I’ve never met nor communicated with Nicolas Neumann so am in the dark regarding the precise circumstances under which he found Doris Halphen’s collection. Regardless, I imagine he’s one of the few people who would have realized the significance of what he’d found and had connections with the Kandinsky Library to ensure the materials wound up in an archive where they would be properly cared for. From a personal standpoint, what is gratifying is that I was able to track down a previously unknown to me cache of Fedor Löwenstein photographs. The more existential question is that Nicolas Neimann even found Doris Halphen’s surviving papers and photographs. Again, I ask whether this was fated or coincidental?
REFERENCES
Isenberg, Madeleine. (2012). The Rotter Relic. AVOTAYNU, Volume XXVIII (Issue 4, Winter 2012), pp. 27-31.
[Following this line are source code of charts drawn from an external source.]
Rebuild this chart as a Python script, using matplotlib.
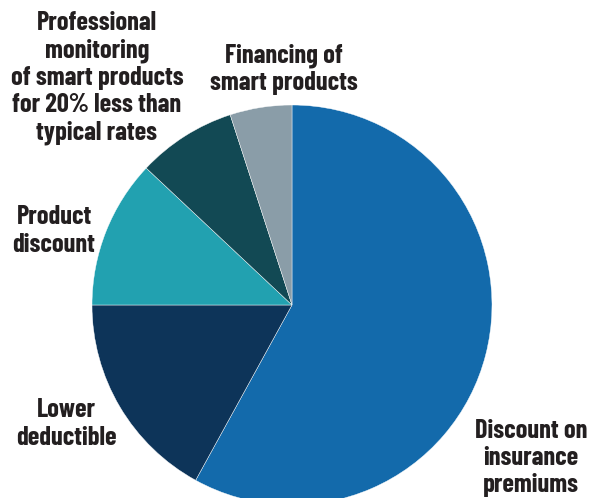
import matplotlib
matplotlib.use("Agg")
import matplotlib.pyplot as plt

labels = ["Discount on\ninsurance\npremiums", "Lower\ndeductible", "Product\ndiscount",
          "Professional\nmonitoring\nof smart products\nfor 20% less than\ntypical rates",
          "Financing of\nsmart products"]
values = [58, 17, 12, 8, 5]
colors = ["#136AAB", "#0D3459", "#22A1B0", "#124954", "#8A9DA8"]

W, H = 592, 498
fig = plt.figure(figsize=(W / 100, H / 100), dpi=100)
ax = fig.add_axes([0, 0, 1, 1])
ax.axis("off")

ax.pie(values, colors=colors, startangle=90, counterclock=False,
       center=(292, H - 305), radius=200,
       wedgeprops=dict(edgecolor="white", linewidth=0.3))
ax.set_xlim(0, W)
ax.set_ylim(0, H)
ax.set_aspect("auto")

label_pos = [(531, 458), (66, 424), (54, 231), (97, 78), (284, 69)]
font = dict(family=["Barlow Condensed", "DejaVu Sans"], weight="bold",
            fontsize=19, color="#231F20", ha="center", va="center", linespacing=1.17)
for lab, (x, y) in zip(labels, label_pos):
    ax.text(x, H - y, lab, **font)

fig.savefig("out.png", dpi=100)
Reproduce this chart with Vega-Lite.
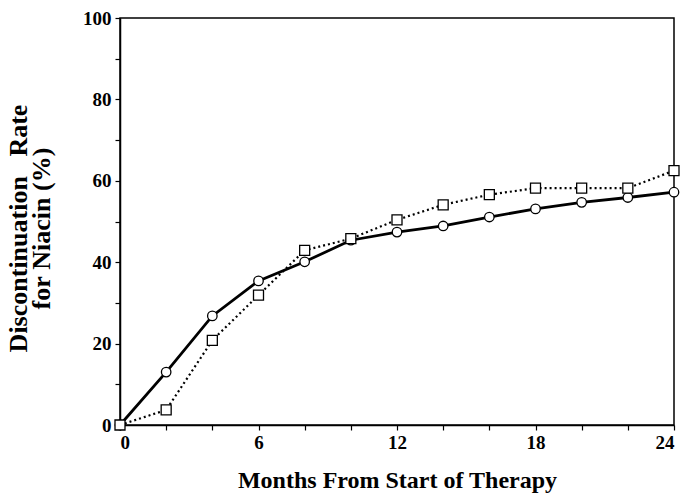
{
  "$schema": "https://vega.github.io/schema/vega-lite/v6.json",
  "autosize": "none",
  "padding": {"left": 120, "top": 18, "right": 11, "bottom": 74},
  "width": 554,
  "height": 407,
  "background": "white",
  "config": {
    "view": {"stroke": "black", "strokeWidth": 1.5},
    "font": "Liberation Serif",
    "axis": {
      "domainColor": "black",
      "domainWidth": 1.5,
      "tickColor": "black",
      "tickWidth": 1.2,
      "tickSize": 5,
      "grid": false,
      "labelFont": "Liberation Serif",
      "labelFontWeight": "bold",
      "labelFontSize": 19,
      "labelColor": "black",
      "titleFont": "Liberation Serif",
      "titleFontWeight": "bold",
      "titleFontSize": 24,
      "titleColor": "black"
    }
  },
  "data": {
    "values": [
      {"month": 0, "rate": 0, "series": "A"},
      {"month": 2, "rate": 13.0, "series": "A"},
      {"month": 4, "rate": 26.8, "series": "A"},
      {"month": 6, "rate": 35.4, "series": "A"},
      {"month": 8, "rate": 40.1, "series": "A"},
      {"month": 10, "rate": 45.4, "series": "A"},
      {"month": 12, "rate": 47.4, "series": "A"},
      {"month": 14, "rate": 48.9, "series": "A"},
      {"month": 16, "rate": 51.1, "series": "A"},
      {"month": 18, "rate": 53.1, "series": "A"},
      {"month": 20, "rate": 54.7, "series": "A"},
      {"month": 22, "rate": 55.9, "series": "A"},
      {"month": 24, "rate": 57.2, "series": "A"},
      {"month": 0, "rate": 0, "series": "B"},
      {"month": 2, "rate": 3.7, "series": "B"},
      {"month": 4, "rate": 20.8, "series": "B"},
      {"month": 6, "rate": 31.9, "series": "B"},
      {"month": 8, "rate": 42.9, "series": "B"},
      {"month": 10, "rate": 45.8, "series": "B"},
      {"month": 12, "rate": 50.4, "series": "B"},
      {"month": 14, "rate": 54.1, "series": "B"},
      {"month": 16, "rate": 56.6, "series": "B"},
      {"month": 18, "rate": 58.2, "series": "B"},
      {"month": 20, "rate": 58.2, "series": "B"},
      {"month": 22, "rate": 58.2, "series": "B"},
      {"month": 24, "rate": 62.5, "series": "B"}
    ]
  },
  "encoding": {
    "x": {
      "field": "month", "type": "quantitative",
      "scale": {"domain": [0, 24], "nice": false},
      "axis": {
        "values": [0, 2, 4, 6, 8, 10, 12, 14, 16, 18, 20, 22, 24],
        "labelExpr": "datum.value % 6 === 0 ? datum.label : ''",
        "labelPadding": 3,
        "title": "Months From Start of Therapy",
        "titlePadding": 16
      }
    },
    "y": {
      "field": "rate", "type": "quantitative",
      "scale": {"domain": [0, 100], "nice": false},
      "axis": {
        "values": [0, 10, 20, 30, 40, 50, 60, 70, 80, 90, 100],
        "labelExpr": "datum.value % 20 === 0 ? datum.label : ''",
        "labelPadding": 4,
        "title": ["Discontinuation\u00a0\u00a0\u00a0Rate", "for\u00a0Niacin\u00a0(%)"],
        "titleFontSize": 26,
        "titlePadding": 28,
        "titleLineHeight": 23,
        "titleY": 210
      }
    }
  },
  "layer": [
    {
      "transform": [{"filter": "datum.series === 'B'"}],
      "mark": {"type": "line", "color": "black", "strokeWidth": 2.2, "strokeDash": [2, 3]}
    },
    {
      "transform": [{"filter": "datum.series === 'A'"}],
      "mark": {"type": "line", "color": "black", "strokeWidth": 2.8}
    },
    {
      "transform": [{"filter": "datum.series === 'A'"}],
      "mark": {"type": "point", "shape": "circle", "size": 90, "filled": true, "fill": "white", "stroke": "black", "strokeWidth": 1.3, "opacity": 1}
    },
    {
      "transform": [{"filter": "datum.series === 'B'"}],
      "mark": {"type": "point", "shape": "square", "size": 100, "filled": true, "fill": "white", "stroke": "black", "strokeWidth": 1.3, "opacity": 1}
    }
  ]
}
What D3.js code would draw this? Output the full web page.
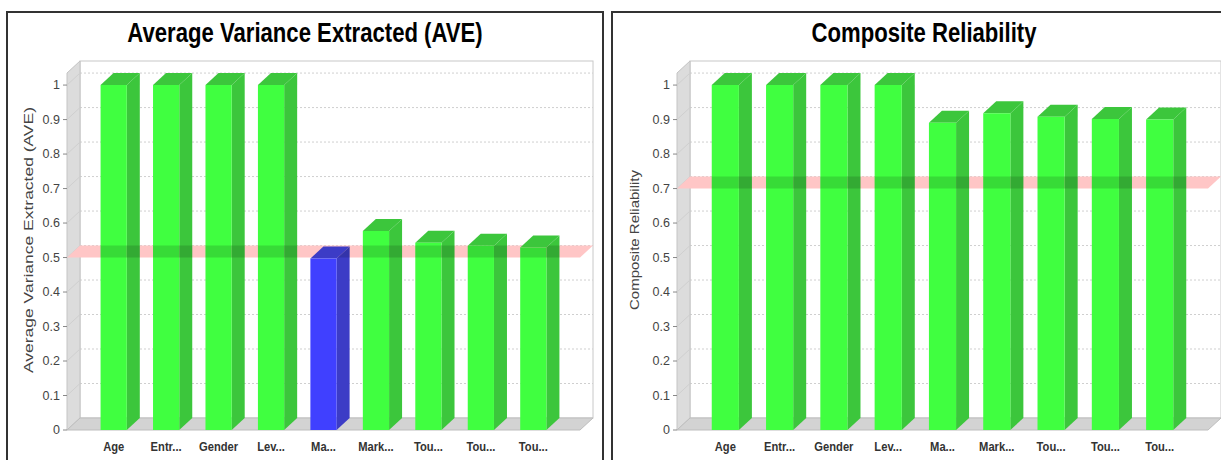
<!DOCTYPE html>
<html>
<head>
<meta charset="utf-8">
<script src="https://cdn.jsdelivr.net/npm/d3@7"></script>
<style>
  body { margin: 0; background: #fff; }
  svg { display: block; }
</style>
</head>
<body>
<div id="chart"></div>
<script>
const categories = ["Age", "Entr...", "Gender", "Lev...", "Ma...", "Mark...", "Tou...", "Tou...", "Tou..."];
const aveValues = [1, 1, 1, 1, 0.497, 0.577, 0.543, 0.534, 0.529];
const crValues = [1, 1, 1, 1, 0.891, 0.918, 0.908, 0.902, 0.900];
const yTicks = [0, 0.1, 0.2, 0.3, 0.4, 0.5, 0.6, 0.7, 0.8, 0.9, 1];

const width = 1221, height = 460;
const dx = 13, dy = 12; // 3d depth offset
const narrow = 0.82;   // fake "Arial Narrow"

const svg = d3.select("#chart").append("svg")
  .attr("width", width)
  .attr("height", height);

const defs = svg.append("defs");

function drawPanel(opt) {
  const g = svg.append("g");

  // panel frame
  g.append("rect")
    .attr("x", opt.frameX).attr("y", 12)
    .attr("width", opt.frameW).attr("height", 470)
    .attr("fill", "#fff")
    .attr("stroke", "#333").attr("stroke-width", 2);

  g.append("text")
    .attr("transform", `translate(${opt.titleX},42) scale(${narrow},1)`)
    .attr("text-anchor", "middle")
    .style("font-family", "'Liberation Sans', Arial, sans-serif")
    .style("font-weight", "bold")
    .style("font-size", "27px")
    .attr("fill", "#000")
    .text(opt.title);

  const y = d3.scaleLinear().domain([0, 1.035]).range([430, 73]);
  const x = d3.scaleBand()
    .domain(d3.range(categories.length))
    .range([opt.x0, opt.x1])
    .paddingInner(0.5)
    .paddingOuter(0.64);

  const top = y(1.035), base = y(0);

  // back wall
  g.append("rect")
    .attr("x", opt.x0 + dx).attr("y", top - dy)
    .attr("width", opt.x1 - opt.x0).attr("height", base - top)
    .attr("fill", "#fff")
    .attr("stroke", "#c8c8c8");

  // gridlines on back wall
  g.append("g").selectAll("line")
    .data(yTicks.filter(d => d > 0))
    .join("line")
    .attr("x1", opt.x0 + dx).attr("x2", opt.x1 + dx)
    .attr("y1", d => y(d) - dy).attr("y2", d => y(d) - dy)
    .attr("stroke", "#cfcfcf")
    .attr("stroke-dasharray", "2,2");

  // left side wall
  g.append("path")
    .attr("d", `M${opt.x0},${base}L${opt.x0},${top}L${opt.x0 + dx},${top - dy}L${opt.x0 + dx},${base - dy}Z`)
    .attr("fill", "#dcdcdc")
    .attr("stroke", "#c4c4c4");

  g.append("g").selectAll("line")
    .data(yTicks.filter(d => d > 0))
    .join("line")
    .attr("x1", opt.x0).attr("x2", opt.x0 + dx)
    .attr("y1", d => y(d)).attr("y2", d => y(d) - dy)
    .attr("stroke", "#cfcfcf");

  // floor
  g.append("path")
    .attr("d", `M${opt.x0},${base}L${opt.x1},${base}L${opt.x1 + dx},${base - dy}L${opt.x0 + dx},${base - dy}Z`)
    .attr("fill", "#d3d3d3")
    .attr("stroke", "#bdbdbd");

  // threshold band
  const ty = y(opt.threshold);
  const bandPath = `M${opt.x0},${ty}L${opt.x1},${ty}L${opt.x1 + dx},${ty - dy}L${opt.x0 + dx},${ty - dy}Z`;
  g.append("path")
    .attr("d", bandPath)
    .attr("fill", "#ffc6c6");

  // bars
  const clip = defs.append("clipPath").attr("id", opt.id + "-clip");
  const bw = x.bandwidth();
  const bars = g.append("g");
  opt.values.forEach((v, i) => {
    const bx = x(i), by = y(v);
    const below = v < opt.threshold;
    const front = below ? "#4040ff" : "#40ff40";
    const dark = below ? "#3c3cc6" : "#3cc63c";
    const side = `M${bx + bw},${by}L${bx + bw + dx},${by - dy}L${bx + bw + dx},${base - dy}L${bx + bw},${base}Z`;
    const topFace = `M${bx},${by}L${bx + dx},${by - dy}L${bx + bw + dx},${by - dy}L${bx + bw},${by}Z`;
    const frontFace = `M${bx},${by}L${bx + bw},${by}L${bx + bw},${base}L${bx},${base}Z`;
    bars.append("path").attr("d", side).attr("fill", dark);
    bars.append("path").attr("d", topFace).attr("fill", dark);
    bars.append("path").attr("d", frontFace).attr("fill", front);
    clip.append("path").attr("d", side);
    clip.append("path").attr("d", frontFace);
  });

  // band seen through the bars
  g.append("path")
    .attr("d", bandPath)
    .attr("fill", "#000")
    .attr("fill-opacity", 0.14)
    .attr("clip-path", `url(#${opt.id}-clip)`);

  // y axis ticks + labels
  const axis = g.append("g");
  axis.selectAll("line")
    .data(yTicks)
    .join("line")
    .attr("x1", opt.x0 - 4).attr("x2", opt.x0)
    .attr("y1", d => y(d)).attr("y2", d => y(d))
    .attr("stroke", "#888");
  axis.selectAll("text")
    .data(yTicks)
    .join("text")
    .attr("x", opt.x0 - 7)
    .attr("y", d => y(d))
    .attr("dy", "0.35em")
    .attr("text-anchor", "end")
    .style("font-family", "'Liberation Sans', Arial, sans-serif")
    .style("font-size", "12.5px")
    .attr("fill", "#444")
    .text(d => d3.format("~g")(d));

  g.append("text")
    .attr("transform", `translate(${opt.labelX},240) rotate(-90)`)
    .attr("text-anchor", "middle")
    .attr("textLength", opt.labelLen)
    .attr("lengthAdjust", "spacingAndGlyphs")
    .style("font-family", "'Liberation Sans', Arial, sans-serif")
    .style("font-size", "13.5px")
    .attr("fill", "#444")
    .text(opt.axisLabel);

  // category labels
  g.append("g").selectAll("text")
    .data(categories)
    .join("text")
    .attr("transform", (d, i) => `translate(${x(i) + bw / 2},451) scale(0.86,1)`)
    .attr("text-anchor", "middle")
    .style("font-family", "'Liberation Sans', Arial, sans-serif")
    .style("font-weight", "bold")
    .style("font-size", "13px")
    .attr("fill", "#333")
    .text(d => d);
}

drawPanel({
  id: "ave", title: "Average Variance Extracted (AVE)",
  axisLabel: "Average Variance Extracted (AVE)",
  values: aveValues, threshold: 0.5,
  frameX: 7, frameW: 596, titleX: 305, x0: 67, x1: 580, labelX: 33, labelLen: 266
});

drawPanel({
  id: "cr", title: "Composite Reliability",
  axisLabel: "Composite Reliability",
  values: crValues, threshold: 0.7,
  frameX: 612, frameW: 624, titleX: 924, x0: 677, x1: 1208, labelX: 639, labelLen: 140
});
</script>
</body>
</html>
Studio Corposano – Doris Halphen. Circa 1900-1950, Centre Pompidou, Paris, Kandinsky Library – Documentation and Research Centre of the National Museum of Modern Art – Centre for Industrial Creation, Call number: COR 1 – 4.
Hi Rich
Another amazing research. You must save all your work to save us from future horrors.
BTW I just saw a Polish move about the Commandant of Auschwitz. It was fiction, but
intersting. A lovely home outside the walls and a family kept in the dark. He was so good
that Hitler selects him to take care of some 700,000 Hungarian Jews. The final scene is interesting
in that he finally understands the horror of it all. No excuse, just realization. He will do it anyway.
Hello Richard, Ben Livant here; I reckon you know much better than I how we are distantly related. I am a regular receiver and irregular reader of your blog, but this post I studied in full because of the metaphysical problematic informing it. The extent to which you sincerely entertain the possibility of cosmic Kismet as determinative of archival retrevial is vague to the point of almost being coy. Hence, I am probably merely amusing you now by registering how academically impressive I find your research to be; lucky breaks along the way, not at all ordained by Providence. As you have probably documented at some stage in your investigations, my mother (Marianne Judith Livant [Fischer]) fled the Nazis late 1938 on the Kindertransport. My father used to call her – with nearly offensive irony – “Hitler’s gift to me.” Nearly offensive or not, the irony is key. For a rational empiricist, anyway. To take my dad’s statement unironically is to go over to the enchanting intrigue of spiritualist causality, the miraculous seridipity of religiosity. With all due respect to your own father who you tell me was thusly inclined, your detective work is solidly scientific. Cheers!